Yea me and L***** came back to out hotel at 3am to regroup then went back out; police and 2 bars later, I don't know what happened. Vegas is nuts!
i feel like barbie the morning after an elton john party
you were so drunk you tried to use the microwave as a calculator for your BAC
guys i just found a dildo in the laundry room and its purple
whats a dildo? isnt that like a fancy piece of bread?
I wasn't on board with that statement until "home made dinosaurs"
get over here soon, theyre throwing bbeers at us from the roof. keyword : throwing
I realised my life had gone downhill since being unemployed when I was making key lime pie on acid at 3am Tuesday morning.

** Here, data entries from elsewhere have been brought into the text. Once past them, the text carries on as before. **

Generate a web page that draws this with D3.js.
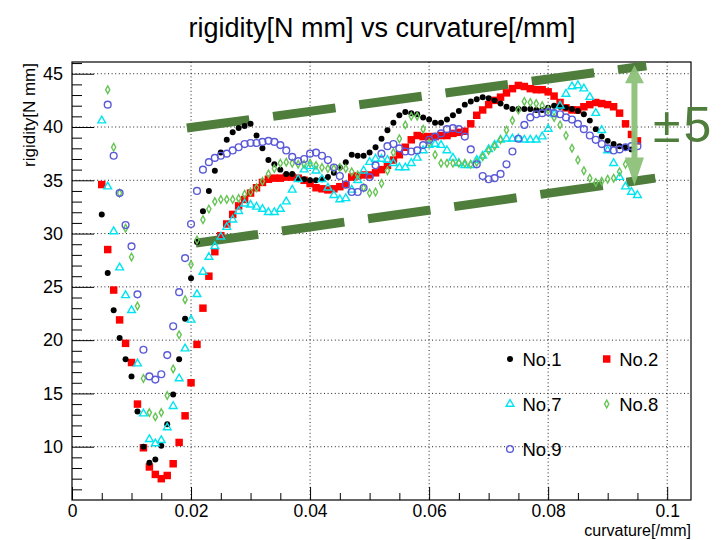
<!DOCTYPE html>
<html>
<head>
<meta charset="utf-8">
<script src="https://cdn.jsdelivr.net/npm/d3@7"></script>
<style>
  body { margin: 0; background: #fff; }
  svg { display: block; font-family: "Liberation Sans", Arial, Helvetica, sans-serif; }
</style>
</head>
<body>
<div id="chart"></div>
<script>
// curvature [/mm], one sample every 0.001
const curvature = [
  0.005, 0.006, 0.007, 0.008, 0.009, 0.010, 0.011, 0.012, 0.013, 0.014,
  0.015, 0.016, 0.017, 0.018, 0.019, 0.020, 0.021, 0.022, 0.023, 0.024,
  0.025, 0.026, 0.027, 0.028, 0.029, 0.030, 0.031, 0.032, 0.033, 0.034,
  0.035, 0.036, 0.037, 0.038, 0.039, 0.040, 0.041, 0.042, 0.043, 0.044,
  0.045, 0.046, 0.047, 0.048, 0.049, 0.050, 0.051, 0.052, 0.053, 0.054,
  0.055, 0.056, 0.057, 0.058, 0.059, 0.060, 0.061, 0.062, 0.063, 0.064,
  0.065, 0.066, 0.067, 0.068, 0.069, 0.070, 0.071, 0.072, 0.073, 0.074,
  0.075, 0.076, 0.077, 0.078, 0.079, 0.080, 0.081, 0.082, 0.083, 0.084,
  0.085, 0.086, 0.087, 0.088, 0.089, 0.090, 0.091, 0.092, 0.093, 0.094,
  0.095
];

// rigidity [N mm] per sample (null = no point)
const no1 = [
  31.8, 26.3, 22.8, 20.2, 18.2, 16.6, 13.3, 10.0, 8.5, 8.8,
  10.1, 12.1, 14.9, 18.2, 22.0, 25.8, 29.2, 32.1, 34.0, 35.9,
  37.6, 38.8, 39.5, 39.9, 40.1, 40.3, 39.2, 38.0, 36.9, 36.5,
  36.0, 35.6, 35.6, 35.1, 35.1, 35.0, 35.0, 35.1, 35.3, 35.7,
  36.2, 36.7, 37.4, 37.3, 37.3, 37.6, 38.1, 38.9, 39.7, 40.4,
  41.1, 41.4, 41.3, 41.2, 40.9, 40.7, 40.4, 40.4, 40.7, 41.1,
  41.5, 42.1, 42.4, 42.6, 42.8, 42.7, 42.5, 42.2, 41.9, 41.7,
  41.7, 41.7, 41.7, 41.6, 41.6, 41.8, 42.0, 41.9, 41.8, 41.7,
  41.5, 41.2, 40.6, 39.8, 39.1, 38.7, 38.4, 38.2, 38.1, 37.9,
  null
];
const no2 = [
  34.6, 28.5, 24.7, 21.9, 19.7, 17.9, 14.0, 9.9, 8.1, 7.4,
  7.0, 7.3, 8.4, 10.4, 12.9, 16.0, 19.6, 23.0, 26.0, 28.3,
  29.8, 30.9, 31.8, 32.6, 33.2, 33.8, 34.3, 34.8, 35.1, 35.2,
  35.2, 35.3, 35.3, 35.2, 35.0, 34.7, 34.3, 34.2, 34.1, 34.2,
  34.4, 34.6, 35.3, 35.4, 35.5, 35.5, 35.7, 36.0, 36.4, 36.9,
  37.4, 38.1, 38.8, 39.2, 39.1, 39.1, 39.1, 39.2, 39.2, 39.4,
  39.5, 39.6, 40.3, 41.1, 41.6, 42.1, 42.5, 42.8, 43.2, 43.6,
  43.9, 43.8, 43.6, 43.5, 43.5, 43.3, 42.9, 42.3, 41.8, 41.6,
  41.6, 41.9, 42.1, 42.3, 42.2, 42.1, 41.9, 41.3, 40.3, 39.3,
  38.7
];
const no7 = [
  40.6, 34.4, 30.2, 26.8, 24.2, 22.8, 17.8, 13.1, 10.7, 10.3,
  10.6, 11.8, 13.8, 16.4, 19.2, 21.9, 24.3, 26.4, 27.8, 28.8,
  29.7, 30.6, 31.3, 32.1, 32.8, 32.7, 32.5, 32.3, 32.0, 32.0,
  32.3, 33.0, 34.1, 35.1, 36.0, 36.3, 35.9, 35.1, 34.3, 33.6,
  33.2, 33.3, 34.1, 35.0, 35.9, 36.7, 37.0, 37.0, 36.9, 36.6,
  36.2, 36.2, 36.6, 37.1, 37.8, 38.3, 38.4, 38.3, 37.8, 37.1,
  36.6, 36.4, 36.4, 36.9, 37.3, 37.9, 38.3, 38.8, 38.9, 38.9,
  38.9, 38.8, 38.8, 38.8, 39.1, 39.8, 41.2, 42.0, 43.1, 43.8,
  43.9, 43.6, 42.8, 41.3, 39.7, 37.8, 36.6, 35.3, 34.4, 33.9,
  33.6
];
const no8 = [
  null, 43.5, 38.1, 33.8, 30.5, 27.8, 23.2, 16.4, 13.2, 12.8,
  13.2, 14.8, 17.3, 20.5, 23.8, 27.1, 29.4, 31.3, 32.3, 33.0,
  33.2, 33.2, 33.2, 33.3, 33.7, 33.9, 34.3, 34.9, 35.6, 36.1,
  36.6, 36.7, 36.6, 36.5, 36.5, 36.6, 36.4, 36.2, 36.1, 36.1,
  36.2, 36.1, 35.8, 35.5, 34.3, 33.8, 33.9, 34.7, 35.9, 37.6,
  38.9, 40.2, 41.0, 41.0, 39.8, 38.5, 37.4, 36.6, 36.6, 36.6,
  36.6, 36.6, 36.5, 36.7, 37.2, 37.8, 38.2, 38.8, 39.7, 40.6,
  41.6, 42.4, 42.3, 42.2, 42.0, 41.6, 40.9, 40.2, 39.2, 38.0,
  36.9, 35.9, 35.2, 34.8, 34.9, 35.1, 35.2, 35.8, 36.5, null,
  null
];
const no9 = [
  null, 42.1, 37.3, 33.8, 30.8, 28.8, 24.3, 19.1, 16.6, 16.3,
  16.8, 18.6, 21.3, 24.5, 27.7, 30.9, 34.0, 36.0, 36.7, 37.1,
  37.3, 37.5, 37.8, 38.1, 38.4, 38.5, 38.5, 38.6, 38.7, 38.6,
  38.3, 37.8, 37.2, 36.8, 37.0, 37.5, 37.6, 37.3, 36.9, 36.2,
  35.4, 34.6, 33.9, 33.9, 34.3, 35.3, 36.4, 37.5, 38.2, 38.4,
  38.0, 37.7, 37.7, 37.8, 38.3, 38.8, 39.1, 39.4, 39.8, 39.9,
  39.8, 39.1, 37.9, 36.5, 35.4, 35.1, 35.2, 35.6, 36.5, 37.7,
  38.9, 40.2, 40.9, 41.2, 41.3, 41.4, 41.3, 41.2, 40.9, 40.7,
  40.3, 39.8, 39.2, 38.8, 38.4, 38.0, 37.8, 37.9, 38.1, 38.2,
  38.2
];

const xTicks = [0, 0.02, 0.04, 0.06, 0.08, 0.1];
const xMinor = [0.005, 0.01, 0.015, 0.025, 0.03, 0.035, 0.045, 0.05, 0.055,
                0.065, 0.07, 0.075, 0.085, 0.09, 0.095];
const yTicks = [10, 15, 20, 25, 30, 35, 40, 45];
const yMinor = [6, 7, 8, 9, 11, 12, 13, 14, 16, 17, 18, 19, 21, 22, 23, 24,
                26, 27, 28, 29, 31, 32, 33, 34, 36, 37, 38, 39, 41, 42, 43, 44, 46];

// hand-drawn ±5 band (data coordinates)
const bandLines = [
  [0.0193, 39.9, 0.0965, 45.75],
  [0.0208, 29.1, 0.0980, 35.2]
];
const arrowX = 0.0945, arrowTop = 45.8, arrowBottom = 34.5;

const width = 724, height = 540;
const margin = { top: 62, right: 33, bottom: 40, left: 72 };
const w = width - margin.left - margin.right;
const h = height - margin.top - margin.bottom;

const svg = d3.select("#chart").append("svg")
    .attr("width", width)
    .attr("height", height);

const g = svg.append("g")
    .attr("transform", `translate(${margin.left},${margin.top})`);

const x = d3.scaleLinear().domain([0, 0.104]).range([0, w]);
const y = d3.scaleLinear().domain([5, 46.1]).range([h, 0]);

// dotted grid
g.append("g").selectAll("line")
    .data(yTicks)
  .join("line")
    .attr("x1", 0).attr("x2", w)
    .attr("y1", d => y(d)).attr("y2", d => y(d))
    .attr("stroke", "#222").attr("stroke-dasharray", "1,2.6");
g.append("g").selectAll("line")
    .data(xTicks.filter(d => d > 0))
  .join("line")
    .attr("x1", d => x(d)).attr("x2", d => x(d))
    .attr("y1", 0).attr("y2", h)
    .attr("stroke", "#222").attr("stroke-dasharray", "1,2.6");

// axes, ROOT style ticks pointing inward
function styleAxis(sel, size) {
  sel.select(".domain").remove();
  sel.attr("font-family", null).attr("font-size", size);
  sel.selectAll("line").attr("stroke", "#000");
  sel.selectAll("text").attr("fill", "#000");
}

g.append("g")
    .call(d3.axisLeft(y).tickValues(yTicks).tickSizeInner(-22).tickSizeOuter(0).tickPadding(9))
    .call(styleAxis, 18);
g.append("g")
    .call(d3.axisLeft(y).tickValues(yMinor).tickSizeInner(-10).tickSizeOuter(0).tickFormat(""))
    .call(styleAxis, 18);
g.append("g")
    .attr("transform", `translate(0,${h})`)
    .call(d3.axisBottom(x).tickValues(xTicks).tickSizeInner(-13).tickSizeOuter(0).tickPadding(5)
        .tickFormat(d3.format("~g")))
    .call(styleAxis, 17.5);
g.append("g")
    .attr("transform", `translate(0,${h})`)
    .call(d3.axisBottom(x).tickValues(xMinor).tickSizeInner(-7).tickSizeOuter(0).tickFormat(""))
    .call(styleAxis, 17.5);

// frame
g.append("rect")
    .attr("width", w).attr("height", h)
    .attr("fill", "none").attr("stroke", "#000").attr("stroke-width", 1.2);

// green dashed band lines
g.append("g").selectAll("line")
    .data(bandLines)
  .join("line")
    .attr("x1", d => x(d[0])).attr("y1", d => y(d[1]))
    .attr("x2", d => x(d[2])).attr("y2", d => y(d[3]))
    .attr("stroke", "#4e7d3c").attr("stroke-width", 9)
    .attr("stroke-dasharray", "63,24");

// markers
const markers = {
  "No.1": { color: "#000000", fill: true,  d: d3.symbol(d3.symbolCircle, 28)() },
  "No.2": { color: "#ff0000", fill: true,  d: d3.symbol(d3.symbolSquare, 56)() },
  "No.7": { color: "#00e4f0", fill: false, d: d3.symbol(d3.symbolTriangle, 26)() },
  "No.8": { color: "#66c455", fill: false, d: "M0,-3.8L2.1,0L0,3.8L-2.1,0Z" },
  "No.9": { color: "#5a5ad8", fill: false, d: d3.symbol(d3.symbolCircle, 36)() }
};

function drawMarker(sel, name) {
  const m = markers[name];
  sel.attr("d", m.d)
    .attr("fill", m.fill ? m.color : "none")
    .attr("stroke", m.fill ? "none" : m.color)
    .attr("stroke-width", 1.4);
}

const series = [
  { name: "No.2", values: no2 },
  { name: "No.1", values: no1 },
  { name: "No.7", values: no7 },
  { name: "No.8", values: no8 },
  { name: "No.9", values: no9 }
];

series.forEach(s => {
  const pts = curvature.map((c, i) => ({ x: c, v: s.values[i] })).filter(d => d.v != null);
  g.append("g").selectAll("path")
      .data(pts)
    .join("path")
      .call(drawMarker, s.name)
      .attr("transform", d => `translate(${x(d.x)},${y(d.v)})`);
});

// double arrow
const ax = x(arrowX), ay1 = y(arrowTop), ay2 = y(arrowBottom);
const arrow = g.append("g").attr("fill", "#8dc17a").attr("opacity", 0.95);
arrow.append("rect")
    .attr("x", ax - 3).attr("y", ay1 + 15)
    .attr("width", 6).attr("height", ay2 - ay1 - 40);
arrow.append("path")
    .attr("d", `M${ax},${ay1}L${ax + 9.5},${ay1 + 18}L${ax - 9.5},${ay1 + 18}Z`);
arrow.append("path")
    .attr("d", `M${ax},${ay2}L${ax + 9.5},${ay2 - 28}L${ax - 9.5},${ay2 - 28}Z`);

svg.append("text")
    .attr("x", 653).attr("y", 142)
    .attr("font-size", 50)
    .attr("letter-spacing", 3)
    .attr("fill", "#4e7d3c")
    .text("±5");

// legend
const legendNames = ["No.1", "No.2", "No.7", "No.8", "No.9"];
const legend = svg.append("g").attr("font-size", 18.5);
legendNames.forEach((name, i) => {
  const lx = 510 + (i % 2) * 96.7;
  const ly = 359 + Math.floor(i / 2) * 45;
  legend.append("path")
      .call(drawMarker, name)
      .attr("transform", `translate(${lx},${ly})`);
  legend.append("text")
      .attr("x", lx + 12.5).attr("y", ly)
      .attr("dy", "0.36em")
      .text(name);
});

// titles
svg.append("text")
    .attr("x", 382).attr("y", 37)
    .attr("text-anchor", "middle")
    .attr("font-size", 27)
    .text("rigidity[N mm] vs curvature[/mm]");

svg.append("text")
    .attr("transform", "translate(35,63) rotate(-90)")
    .attr("text-anchor", "end")
    .attr("font-size", 17)
    .text("rigidity[N mm]");

svg.append("text")
    .attr("x", 691).attr("y", 536)
    .attr("text-anchor", "end")
    .attr("font-size", 16)
    .text("curvature[/mm]");
</script>
</body>
</html>
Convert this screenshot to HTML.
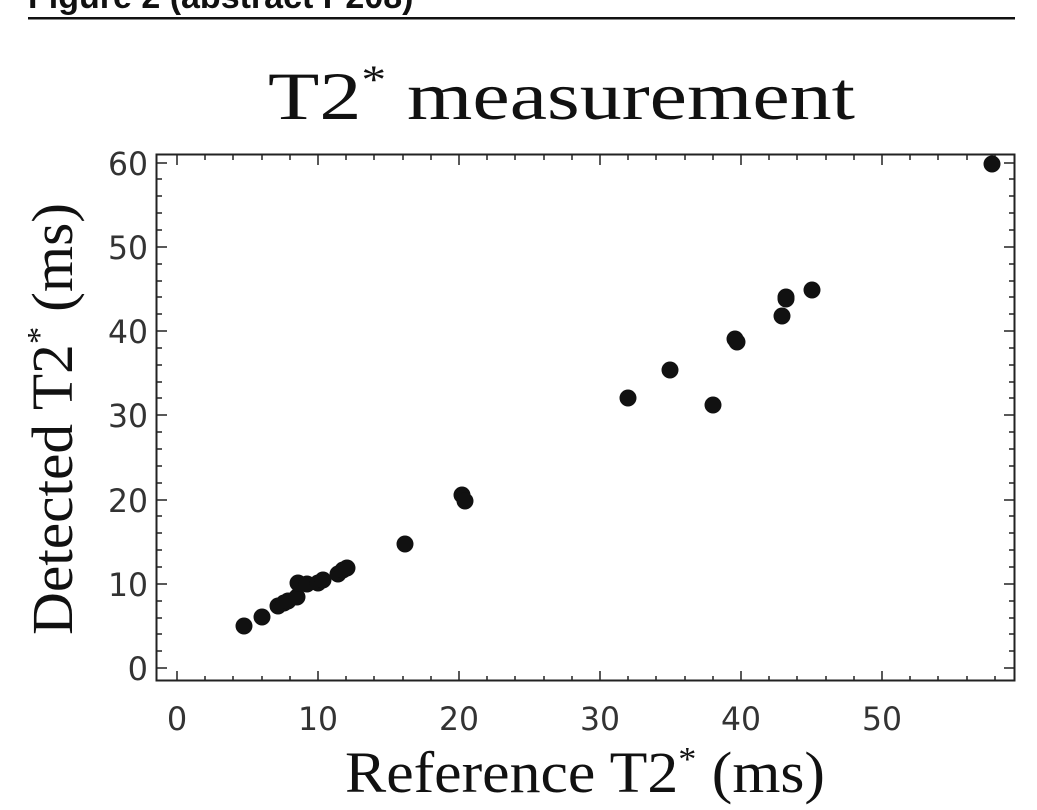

I picked up a guy that night wearing a onesie. I kicked Xmas' ass
Holy shit I've found my last one night stand in my Gran's knitting club
Sam was like the mother fucking Moses of drunk and underage kids and he lead them to safety away from the cops. He's a hero that we deserve.
I really don't want to get drunk alone tonight. Like, I'll do it, but I won't enjoy it.
just turned another straight guy gay. Goddamn the church must hate me
So this morning when I woke up. I found my refrigerator open and no more food. It was empty, I'm home alone for the week. Where in hell did that food go?
I ran into the marine at the grocery store. Its like my vag and his penis have this way of finding each other when I least want it.
It started with drunk jenga and ended with me simultaneously peeing and puking on his feet in the tub while he held me up. I met Tequila. I don't like her.